** Start SUPPLIED MATERIAL **

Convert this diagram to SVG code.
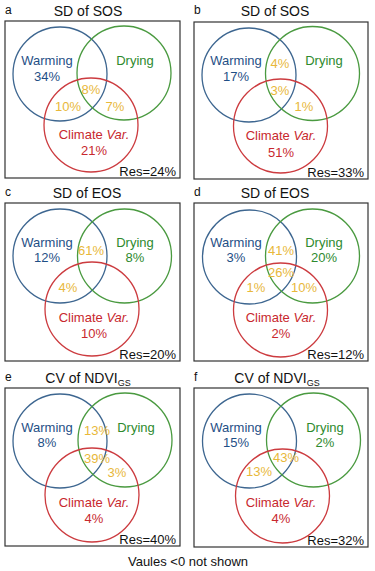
<svg xmlns="http://www.w3.org/2000/svg" width="375" height="571" viewBox="0 0 375 571">
<style>
text{font-family:"Liberation Sans",Arial,sans-serif;}
.box{fill:none;stroke:#333;stroke-width:1.2;}
.cb{fill:none;stroke:#3d6690;stroke-width:1.3;}
.cg{fill:none;stroke:#4a9a40;stroke-width:1.3;}
.cr{fill:none;stroke:#cc3b3f;stroke-width:1.3;}
.t{font-size:14px;fill:#111;text-anchor:middle;}
.lt{font-size:12px;fill:#111;}
.w{font-size:13px;fill:#1f4f86;text-anchor:middle;}
.d{font-size:13px;fill:#2e8a2e;text-anchor:middle;}
.c{font-size:13px;fill:#c8282e;text-anchor:middle;}
.y{font-size:13px;fill:#e8b83a;text-anchor:middle;}
.r{font-size:13px;fill:#111;text-anchor:end;}
</style>
<rect width="375" height="571" fill="#fff"/>
<g id="panel-a">
<text class="lt" x="5" y="14">a</text>
<text class="t" x="88" y="16">SD of SOS</text>
<rect class="box" x="5" y="21" width="175" height="157"/>
<circle class="cb" cx="60" cy="74" r="47"/>
<circle class="cg" cx="124" cy="73" r="47"/>
<circle class="cr" cx="91" cy="125" r="47"/>
<text class="w" x="47" y="65">Warming</text>
<text class="w" x="47" y="81">34%</text>
<text class="d" x="135" y="65">Drying</text>
<text class="y" x="91" y="94">8%</text>
<text class="y" x="68" y="111">10%</text>
<text class="y" x="115" y="111">7%</text>
<text class="c" x="94" y="139">Climate <tspan font-style="italic">Var.</tspan></text>
<text class="c" x="94" y="155">21%</text>
<text class="r" x="176" y="176">Res=24%</text>
</g>
<g id="panel-b">
<text class="lt" x="194" y="14">b</text>
<text class="t" x="275" y="16">SD of SOS</text>
<rect class="box" x="194" y="22" width="174" height="157"/>
<circle class="cb" cx="249" cy="75" r="47"/>
<circle class="cg" cx="312.5" cy="73.5" r="47"/>
<circle class="cr" cx="280.5" cy="126" r="47"/>
<text class="w" x="236" y="65">Warming</text>
<text class="w" x="236" y="81">17%</text>
<text class="d" x="324" y="65">Drying</text>
<text class="y" x="280" y="68">4%</text>
<text class="y" x="280" y="95">3%</text>
<text class="y" x="304" y="111">1%</text>
<text class="c" x="281" y="140">Climate <tspan font-style="italic">Var.</tspan></text>
<text class="c" x="281" y="157">51%</text>
<text class="r" x="364" y="177">Res=33%</text>
</g>
<g id="panel-c">
<text class="lt" x="5" y="196">c</text>
<text class="t" x="87" y="198">SD of EOS</text>
<rect class="box" x="5" y="203" width="175" height="158"/>
<circle class="cb" cx="60" cy="256" r="47"/>
<circle class="cg" cx="124.5" cy="256" r="47"/>
<circle class="cr" cx="92" cy="309" r="47"/>
<text class="w" x="47" y="247">Warming</text>
<text class="w" x="47" y="262">12%</text>
<text class="d" x="135" y="247">Drying</text>
<text class="d" x="135" y="262">8%</text>
<text class="y" x="91" y="255">61%</text>
<text class="y" x="68" y="292">4%</text>
<text class="c" x="94" y="322">Climate <tspan font-style="italic">Var.</tspan></text>
<text class="c" x="94" y="338">10%</text>
<text class="r" x="176" y="359">Res=20%</text>
</g>
<g id="panel-d">
<text class="lt" x="194" y="196">d</text>
<text class="t" x="275" y="198">SD of EOS</text>
<rect class="box" x="194" y="203" width="174" height="158"/>
<circle class="cb" cx="249.5" cy="257" r="47"/>
<circle class="cg" cx="312.5" cy="256" r="47"/>
<circle class="cr" cx="280.5" cy="310" r="47"/>
<text class="w" x="236" y="247">Warming</text>
<text class="w" x="236" y="262">3%</text>
<text class="d" x="324" y="247">Drying</text>
<text class="d" x="324" y="262">20%</text>
<text class="y" x="281" y="255">41%</text>
<text class="y" x="281" y="277">26%</text>
<text class="y" x="256" y="292">1%</text>
<text class="y" x="304" y="292">10%</text>
<text class="c" x="281" y="322">Climate <tspan font-style="italic">Var.</tspan></text>
<text class="c" x="281" y="338">2%</text>
<text class="r" x="364" y="359">Res=12%</text>
</g>
<g id="panel-e">
<text class="lt" x="5" y="381">e</text>
<text class="t" x="88" y="383">CV of NDVI<tspan font-size="9" dy="3">GS</tspan></text>
<rect class="box" x="5" y="388" width="175" height="158"/>
<circle class="cb" cx="60" cy="441" r="47"/>
<circle class="cg" cx="125" cy="440" r="47"/>
<circle class="cr" cx="92" cy="495" r="47"/>
<text class="w" x="47" y="432">Warming</text>
<text class="w" x="47" y="447">8%</text>
<text class="d" x="136" y="432">Drying</text>
<text class="y" x="97" y="435">13%</text>
<text class="y" x="97" y="463">39%</text>
<text class="y" x="117" y="477">3%</text>
<text class="c" x="94" y="507">Climate <tspan font-style="italic">Var.</tspan></text>
<text class="c" x="94" y="523">4%</text>
<text class="r" x="176" y="544">Res=40%</text>
</g>
<g id="panel-f">
<text class="lt" x="194" y="381">f</text>
<text class="t" x="277" y="383">CV of NDVI<tspan font-size="9" dy="3">GS</tspan></text>
<rect class="box" x="194" y="388" width="174" height="159"/>
<circle class="cb" cx="249.5" cy="441" r="47"/>
<circle class="cg" cx="313.5" cy="440" r="47"/>
<circle class="cr" cx="282.5" cy="496" r="47"/>
<text class="w" x="236" y="432">Warming</text>
<text class="w" x="236" y="447">15%</text>
<text class="d" x="325" y="432">Drying</text>
<text class="d" x="325" y="447">2%</text>
<text class="y" x="286" y="462">43%</text>
<text class="y" x="259" y="476">13%</text>
<text class="c" x="281" y="507">Climate <tspan font-style="italic">Var.</tspan></text>
<text class="c" x="281" y="523">4%</text>
<text class="r" x="364" y="545">Res=32%</text>
</g>
<text x="188" y="566" font-size="13" fill="#111" text-anchor="middle" style="font-family:'Liberation Sans',Arial,sans-serif">Vaules &lt;0 not shown</text>
</svg>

** End SUPPLIED MATERIAL **

> _WORK TO BE COMPLETED_: Print the whole listing above once more, word for word, without its pictures.

> _THE COMPLETED TASK_:
Convert this diagram to SVG code.
<svg xmlns="http://www.w3.org/2000/svg" width="375" height="571" viewBox="0 0 375 571">
<style>
text{font-family:"Liberation Sans",Arial,sans-serif;}
.box{fill:none;stroke:#333;stroke-width:1.2;}
.cb{fill:none;stroke:#3d6690;stroke-width:1.3;}
.cg{fill:none;stroke:#4a9a40;stroke-width:1.3;}
.cr{fill:none;stroke:#cc3b3f;stroke-width:1.3;}
.t{font-size:14px;fill:#111;text-anchor:middle;}
.lt{font-size:12px;fill:#111;}
.w{font-size:13px;fill:#1f4f86;text-anchor:middle;}
.d{font-size:13px;fill:#2e8a2e;text-anchor:middle;}
.c{font-size:13px;fill:#c8282e;text-anchor:middle;}
.y{font-size:13px;fill:#e8b83a;text-anchor:middle;}
.r{font-size:13px;fill:#111;text-anchor:end;}
</style>
<rect width="375" height="571" fill="#fff"/>
<g id="panel-a">
<text class="lt" x="5" y="14">a</text>
<text class="t" x="88" y="16">SD of SOS</text>
<rect class="box" x="5" y="21" width="175" height="157"/>
<circle class="cb" cx="60" cy="74" r="47"/>
<circle class="cg" cx="124" cy="73" r="47"/>
<circle class="cr" cx="91" cy="125" r="47"/>
<text class="w" x="47" y="65">Warming</text>
<text class="w" x="47" y="81">34%</text>
<text class="d" x="135" y="65">Drying</text>
<text class="y" x="91" y="94">8%</text>
<text class="y" x="68" y="111">10%</text>
<text class="y" x="115" y="111">7%</text>
<text class="c" x="94" y="139">Climate <tspan font-style="italic">Var.</tspan></text>
<text class="c" x="94" y="155">21%</text>
<text class="r" x="176" y="176">Res=24%</text>
</g>
<g id="panel-b">
<text class="lt" x="194" y="14">b</text>
<text class="t" x="275" y="16">SD of SOS</text>
<rect class="box" x="194" y="22" width="174" height="157"/>
<circle class="cb" cx="249" cy="75" r="47"/>
<circle class="cg" cx="312.5" cy="73.5" r="47"/>
<circle class="cr" cx="280.5" cy="126" r="47"/>
<text class="w" x="236" y="65">Warming</text>
<text class="w" x="236" y="81">17%</text>
<text class="d" x="324" y="65">Drying</text>
<text class="y" x="280" y="68">4%</text>
<text class="y" x="280" y="95">3%</text>
<text class="y" x="304" y="111">1%</text>
<text class="c" x="281" y="140">Climate <tspan font-style="italic">Var.</tspan></text>
<text class="c" x="281" y="157">51%</text>
<text class="r" x="364" y="177">Res=33%</text>
</g>
<g id="panel-c">
<text class="lt" x="5" y="196">c</text>
<text class="t" x="87" y="198">SD of EOS</text>
<rect class="box" x="5" y="203" width="175" height="158"/>
<circle class="cb" cx="60" cy="256" r="47"/>
<circle class="cg" cx="124.5" cy="256" r="47"/>
<circle class="cr" cx="92" cy="309" r="47"/>
<text class="w" x="47" y="247">Warming</text>
<text class="w" x="47" y="262">12%</text>
<text class="d" x="135" y="247">Drying</text>
<text class="d" x="135" y="262">8%</text>
<text class="y" x="91" y="255">61%</text>
<text class="y" x="68" y="292">4%</text>
<text class="c" x="94" y="322">Climate <tspan font-style="italic">Var.</tspan></text>
<text class="c" x="94" y="338">10%</text>
<text class="r" x="176" y="359">Res=20%</text>
</g>
<g id="panel-d">
<text class="lt" x="194" y="196">d</text>
<text class="t" x="275" y="198">SD of EOS</text>
<rect class="box" x="194" y="203" width="174" height="158"/>
<circle class="cb" cx="249.5" cy="257" r="47"/>
<circle class="cg" cx="312.5" cy="256" r="47"/>
<circle class="cr" cx="280.5" cy="310" r="47"/>
<text class="w" x="236" y="247">Warming</text>
<text class="w" x="236" y="262">3%</text>
<text class="d" x="324" y="247">Drying</text>
<text class="d" x="324" y="262">20%</text>
<text class="y" x="281" y="255">41%</text>
<text class="y" x="281" y="277">26%</text>
<text class="y" x="256" y="292">1%</text>
<text class="y" x="304" y="292">10%</text>
<text class="c" x="281" y="322">Climate <tspan font-style="italic">Var.</tspan></text>
<text class="c" x="281" y="338">2%</text>
<text class="r" x="364" y="359">Res=12%</text>
</g>
<g id="panel-e">
<text class="lt" x="5" y="381">e</text>
<text class="t" x="88" y="383">CV of NDVI<tspan font-size="9" dy="3">GS</tspan></text>
<rect class="box" x="5" y="388" width="175" height="158"/>
<circle class="cb" cx="60" cy="441" r="47"/>
<circle class="cg" cx="125" cy="440" r="47"/>
<circle class="cr" cx="92" cy="495" r="47"/>
<text class="w" x="47" y="432">Warming</text>
<text class="w" x="47" y="447">8%</text>
<text class="d" x="136" y="432">Drying</text>
<text class="y" x="97" y="435">13%</text>
<text class="y" x="97" y="463">39%</text>
<text class="y" x="117" y="477">3%</text>
<text class="c" x="94" y="507">Climate <tspan font-style="italic">Var.</tspan></text>
<text class="c" x="94" y="523">4%</text>
<text class="r" x="176" y="544">Res=40%</text>
</g>
<g id="panel-f">
<text class="lt" x="194" y="381">f</text>
<text class="t" x="277" y="383">CV of NDVI<tspan font-size="9" dy="3">GS</tspan></text>
<rect class="box" x="194" y="388" width="174" height="159"/>
<circle class="cb" cx="249.5" cy="441" r="47"/>
<circle class="cg" cx="313.5" cy="440" r="47"/>
<circle class="cr" cx="282.5" cy="496" r="47"/>
<text class="w" x="236" y="432">Warming</text>
<text class="w" x="236" y="447">15%</text>
<text class="d" x="325" y="432">Drying</text>
<text class="d" x="325" y="447">2%</text>
<text class="y" x="286" y="462">43%</text>
<text class="y" x="259" y="476">13%</text>
<text class="c" x="281" y="507">Climate <tspan font-style="italic">Var.</tspan></text>
<text class="c" x="281" y="523">4%</text>
<text class="r" x="364" y="545">Res=32%</text>
</g>
<text x="188" y="566" font-size="13" fill="#111" text-anchor="middle" style="font-family:'Liberation Sans',Arial,sans-serif">Vaules &lt;0 not shown</text>
</svg>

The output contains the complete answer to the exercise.